Sa petite-amie, Lucy Shtein, également membre de Pussy Riot, a elle aussi quitté la Russie, il y a un mois, évitant l’arrestation grâce à un uniforme de service de livraison. Leur décision de fuir leur pays a été prise après que quelqu’un ait placardé sur la porte de leur appartement un message les accusant d’être des traitres.
Une exode digne d’un « roman d’espionnage »
C’était la troisième fois que Maria Alyokhina tentait de fuir son pays natal depuis le début de l’invasion en Ukraine par la Russie. La première fois, elle a été retenue durant six heures par des gardes-frontières et placée sur la liste des personnes « recherchées » en Russie. La deuxième fois, un officier l’a renvoyée chez elle. La troisième fois a été la bonne, grâce à l’aide d’un ami qui a réussi à lui obtenir un document de voyage lui donnant le même statut qu’un citoyen de l’Union Européenne.
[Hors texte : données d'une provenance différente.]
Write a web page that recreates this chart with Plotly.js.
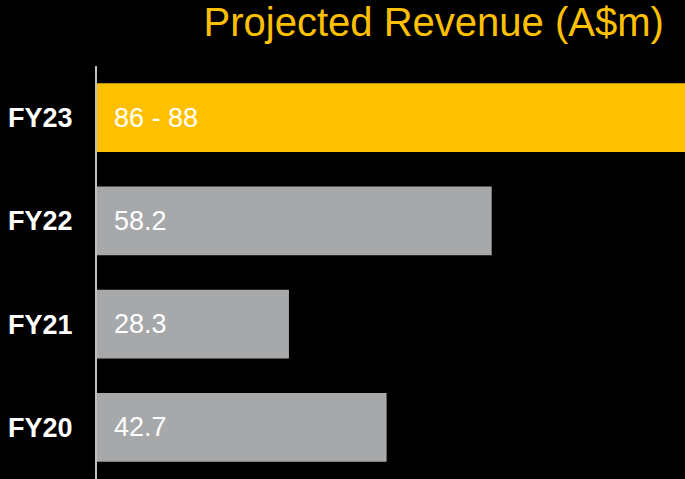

Durant son séjour en Biélorussie, Maria Alyokhina a fait profil bas, évitant les hôtels ou tout endroit qui lui demanderait de présenter une preuve d’identité. Une fois son « passe-droit » introduit clandestinement, elle a pu finalement prendre un bus en direction de la Lituanie. Dans les colonnes du New York Times, elle s’amuse du changement de comportement des gardes-frontières lorsqu’ils l’ont prise pour une « Européenne » :
« Beaucoup de magie s’est produite la semaine dernière. Cela ressemble à un roman d’espionnage ! »
Sa fuite, reflet d’une désorganisation du pouvoir russe ?
Pour Maria Alyokhina, le fait d’avoir réussi à s’échapper de Russie et de Biélorussie est selon elle, « le reflet d’une application chaotique de la loi russe » :
« D’ici, il [Vladimir Poutine] ressemble à un gros démon, mais il est très désorganisé si vous regardez de l’intérieur. La main droite ne sait pas ce que fait la main gauche. »
La membre de Pussy Riot espère retourner un jour en Russie. Toujours est-il qu’elle poursuit sa route. Le 12 mai, elle sera à Berlin, avec d’autres membres du collectif, pour collecter des fonds pour l’Ukraine. Toutes porteront leurs chaussures où les lacets sont remplacés par des lingettes humides, clin d’œil à leurs nombreux séjours en prison, où les lacets sont systématiquement confisqués.